Output the material beneath this task exactly, images excluded.

====== DATA LINES

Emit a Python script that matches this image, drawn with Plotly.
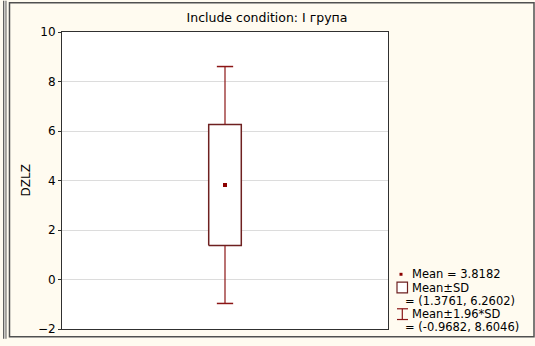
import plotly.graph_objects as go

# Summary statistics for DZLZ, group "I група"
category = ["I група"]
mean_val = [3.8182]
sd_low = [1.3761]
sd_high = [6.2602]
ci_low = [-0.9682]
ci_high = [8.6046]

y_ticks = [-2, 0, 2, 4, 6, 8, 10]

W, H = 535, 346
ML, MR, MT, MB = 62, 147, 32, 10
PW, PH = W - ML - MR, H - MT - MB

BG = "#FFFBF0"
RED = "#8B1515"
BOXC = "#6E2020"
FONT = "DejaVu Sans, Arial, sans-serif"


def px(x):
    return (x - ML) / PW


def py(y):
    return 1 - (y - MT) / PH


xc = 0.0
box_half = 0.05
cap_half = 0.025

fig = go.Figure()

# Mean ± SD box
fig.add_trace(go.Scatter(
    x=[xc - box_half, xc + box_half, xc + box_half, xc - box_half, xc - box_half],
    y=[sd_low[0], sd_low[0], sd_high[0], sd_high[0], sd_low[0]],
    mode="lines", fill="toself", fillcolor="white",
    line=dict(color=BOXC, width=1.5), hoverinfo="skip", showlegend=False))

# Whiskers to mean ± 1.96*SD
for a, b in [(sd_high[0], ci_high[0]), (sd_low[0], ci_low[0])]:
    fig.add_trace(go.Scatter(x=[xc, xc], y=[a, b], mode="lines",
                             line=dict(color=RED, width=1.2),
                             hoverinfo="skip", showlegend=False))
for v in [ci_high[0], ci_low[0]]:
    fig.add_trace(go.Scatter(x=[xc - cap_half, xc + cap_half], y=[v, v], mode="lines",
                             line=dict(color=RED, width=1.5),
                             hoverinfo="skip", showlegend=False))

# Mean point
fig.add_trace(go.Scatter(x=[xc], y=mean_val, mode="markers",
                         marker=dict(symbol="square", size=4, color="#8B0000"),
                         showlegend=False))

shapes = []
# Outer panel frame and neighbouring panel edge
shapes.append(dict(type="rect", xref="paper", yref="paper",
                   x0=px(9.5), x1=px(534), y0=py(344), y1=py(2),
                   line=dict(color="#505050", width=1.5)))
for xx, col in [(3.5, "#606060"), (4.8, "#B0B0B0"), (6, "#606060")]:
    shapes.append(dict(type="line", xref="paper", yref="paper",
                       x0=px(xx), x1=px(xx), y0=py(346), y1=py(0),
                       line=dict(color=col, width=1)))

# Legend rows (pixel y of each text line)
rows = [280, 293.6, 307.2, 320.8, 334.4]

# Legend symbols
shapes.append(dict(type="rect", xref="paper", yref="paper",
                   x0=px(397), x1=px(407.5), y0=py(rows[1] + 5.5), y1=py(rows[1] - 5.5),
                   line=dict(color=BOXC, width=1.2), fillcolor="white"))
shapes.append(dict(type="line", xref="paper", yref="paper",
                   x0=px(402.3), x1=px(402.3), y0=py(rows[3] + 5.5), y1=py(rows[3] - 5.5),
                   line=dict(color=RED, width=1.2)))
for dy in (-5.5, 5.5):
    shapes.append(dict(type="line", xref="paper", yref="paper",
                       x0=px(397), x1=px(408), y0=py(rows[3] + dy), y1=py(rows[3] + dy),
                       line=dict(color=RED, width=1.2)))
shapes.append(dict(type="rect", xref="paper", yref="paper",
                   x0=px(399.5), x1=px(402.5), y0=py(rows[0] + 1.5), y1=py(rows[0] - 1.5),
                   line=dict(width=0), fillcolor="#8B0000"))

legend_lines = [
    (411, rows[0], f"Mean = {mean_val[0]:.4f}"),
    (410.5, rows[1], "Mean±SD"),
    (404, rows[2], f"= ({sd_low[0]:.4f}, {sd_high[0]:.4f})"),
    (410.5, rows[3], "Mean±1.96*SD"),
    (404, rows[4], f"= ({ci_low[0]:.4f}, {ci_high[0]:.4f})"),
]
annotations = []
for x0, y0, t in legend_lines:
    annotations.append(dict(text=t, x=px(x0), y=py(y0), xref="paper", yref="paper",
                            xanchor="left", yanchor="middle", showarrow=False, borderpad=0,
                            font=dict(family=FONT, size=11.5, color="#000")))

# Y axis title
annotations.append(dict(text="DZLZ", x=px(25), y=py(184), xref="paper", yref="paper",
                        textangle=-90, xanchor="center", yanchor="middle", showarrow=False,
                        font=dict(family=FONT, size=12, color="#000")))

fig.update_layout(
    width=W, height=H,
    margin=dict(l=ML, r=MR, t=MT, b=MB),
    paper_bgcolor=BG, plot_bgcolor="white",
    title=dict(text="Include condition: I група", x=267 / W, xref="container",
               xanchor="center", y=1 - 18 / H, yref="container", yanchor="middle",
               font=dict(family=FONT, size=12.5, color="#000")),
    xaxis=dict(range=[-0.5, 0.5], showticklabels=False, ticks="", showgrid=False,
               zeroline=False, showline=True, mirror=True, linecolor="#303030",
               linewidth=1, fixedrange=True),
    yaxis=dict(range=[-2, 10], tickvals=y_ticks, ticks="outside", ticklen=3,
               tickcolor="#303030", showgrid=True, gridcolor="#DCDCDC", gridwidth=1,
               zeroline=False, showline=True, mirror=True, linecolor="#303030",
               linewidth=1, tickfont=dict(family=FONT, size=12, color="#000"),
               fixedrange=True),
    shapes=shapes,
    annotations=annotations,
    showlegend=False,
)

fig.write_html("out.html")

============

• [FINISHED ANSWER]
Emit a Python script that matches this image, drawn with Plotly.
import plotly.graph_objects as go

# Summary statistics for DZLZ, group "I група"
category = ["I група"]
mean_val = [3.8182]
sd_low = [1.3761]
sd_high = [6.2602]
ci_low = [-0.9682]
ci_high = [8.6046]

y_ticks = [-2, 0, 2, 4, 6, 8, 10]

W, H = 535, 346
ML, MR, MT, MB = 62, 147, 32, 10
PW, PH = W - ML - MR, H - MT - MB

BG = "#FFFBF0"
RED = "#8B1515"
BOXC = "#6E2020"
FONT = "DejaVu Sans, Arial, sans-serif"


def px(x):
    return (x - ML) / PW


def py(y):
    return 1 - (y - MT) / PH


xc = 0.0
box_half = 0.05
cap_half = 0.025

fig = go.Figure()

# Mean ± SD box
fig.add_trace(go.Scatter(
    x=[xc - box_half, xc + box_half, xc + box_half, xc - box_half, xc - box_half],
    y=[sd_low[0], sd_low[0], sd_high[0], sd_high[0], sd_low[0]],
    mode="lines", fill="toself", fillcolor="white",
    line=dict(color=BOXC, width=1.5), hoverinfo="skip", showlegend=False))

# Whiskers to mean ± 1.96*SD
for a, b in [(sd_high[0], ci_high[0]), (sd_low[0], ci_low[0])]:
    fig.add_trace(go.Scatter(x=[xc, xc], y=[a, b], mode="lines",
                             line=dict(color=RED, width=1.2),
                             hoverinfo="skip", showlegend=False))
for v in [ci_high[0], ci_low[0]]:
    fig.add_trace(go.Scatter(x=[xc - cap_half, xc + cap_half], y=[v, v], mode="lines",
                             line=dict(color=RED, width=1.5),
                             hoverinfo="skip", showlegend=False))

# Mean point
fig.add_trace(go.Scatter(x=[xc], y=mean_val, mode="markers",
                         marker=dict(symbol="square", size=4, color="#8B0000"),
                         showlegend=False))

shapes = []
# Outer panel frame and neighbouring panel edge
shapes.append(dict(type="rect", xref="paper", yref="paper",
                   x0=px(9.5), x1=px(534), y0=py(344), y1=py(2),
                   line=dict(color="#505050", width=1.5)))
for xx, col in [(3.5, "#606060"), (4.8, "#B0B0B0"), (6, "#606060")]:
    shapes.append(dict(type="line", xref="paper", yref="paper",
                       x0=px(xx), x1=px(xx), y0=py(346), y1=py(0),
                       line=dict(color=col, width=1)))

# Legend rows (pixel y of each text line)
rows = [280, 293.6, 307.2, 320.8, 334.4]

# Legend symbols
shapes.append(dict(type="rect", xref="paper", yref="paper",
                   x0=px(397), x1=px(407.5), y0=py(rows[1] + 5.5), y1=py(rows[1] - 5.5),
                   line=dict(color=BOXC, width=1.2), fillcolor="white"))
shapes.append(dict(type="line", xref="paper", yref="paper",
                   x0=px(402.3), x1=px(402.3), y0=py(rows[3] + 5.5), y1=py(rows[3] - 5.5),
                   line=dict(color=RED, width=1.2)))
for dy in (-5.5, 5.5):
    shapes.append(dict(type="line", xref="paper", yref="paper",
                       x0=px(397), x1=px(408), y0=py(rows[3] + dy), y1=py(rows[3] + dy),
                       line=dict(color=RED, width=1.2)))
shapes.append(dict(type="rect", xref="paper", yref="paper",
                   x0=px(399.5), x1=px(402.5), y0=py(rows[0] + 1.5), y1=py(rows[0] - 1.5),
                   line=dict(width=0), fillcolor="#8B0000"))

legend_lines = [
    (411, rows[0], f"Mean = {mean_val[0]:.4f}"),
    (410.5, rows[1], "Mean±SD"),
    (404, rows[2], f"= ({sd_low[0]:.4f}, {sd_high[0]:.4f})"),
    (410.5, rows[3], "Mean±1.96*SD"),
    (404, rows[4], f"= ({ci_low[0]:.4f}, {ci_high[0]:.4f})"),
]
annotations = []
for x0, y0, t in legend_lines:
    annotations.append(dict(text=t, x=px(x0), y=py(y0), xref="paper", yref="paper",
                            xanchor="left", yanchor="middle", showarrow=False, borderpad=0,
                            font=dict(family=FONT, size=11.5, color="#000")))

# Y axis title
annotations.append(dict(text="DZLZ", x=px(25), y=py(184), xref="paper", yref="paper",
                        textangle=-90, xanchor="center", yanchor="middle", showarrow=False,
                        font=dict(family=FONT, size=12, color="#000")))

fig.update_layout(
    width=W, height=H,
    margin=dict(l=ML, r=MR, t=MT, b=MB),
    paper_bgcolor=BG, plot_bgcolor="white",
    title=dict(text="Include condition: I група", x=267 / W, xref="container",
               xanchor="center", y=1 - 18 / H, yref="container", yanchor="middle",
               font=dict(family=FONT, size=12.5, color="#000")),
    xaxis=dict(range=[-0.5, 0.5], showticklabels=False, ticks="", showgrid=False,
               zeroline=False, showline=True, mirror=True, linecolor="#303030",
               linewidth=1, fixedrange=True),
    yaxis=dict(range=[-2, 10], tickvals=y_ticks, ticks="outside", ticklen=3,
               tickcolor="#303030", showgrid=True, gridcolor="#DCDCDC", gridwidth=1,
               zeroline=False, showline=True, mirror=True, linecolor="#303030",
               linewidth=1, tickfont=dict(family=FONT, size=12, color="#000"),
               fixedrange=True),
    shapes=shapes,
    annotations=annotations,
    showlegend=False,
)

fig.write_html("out.html")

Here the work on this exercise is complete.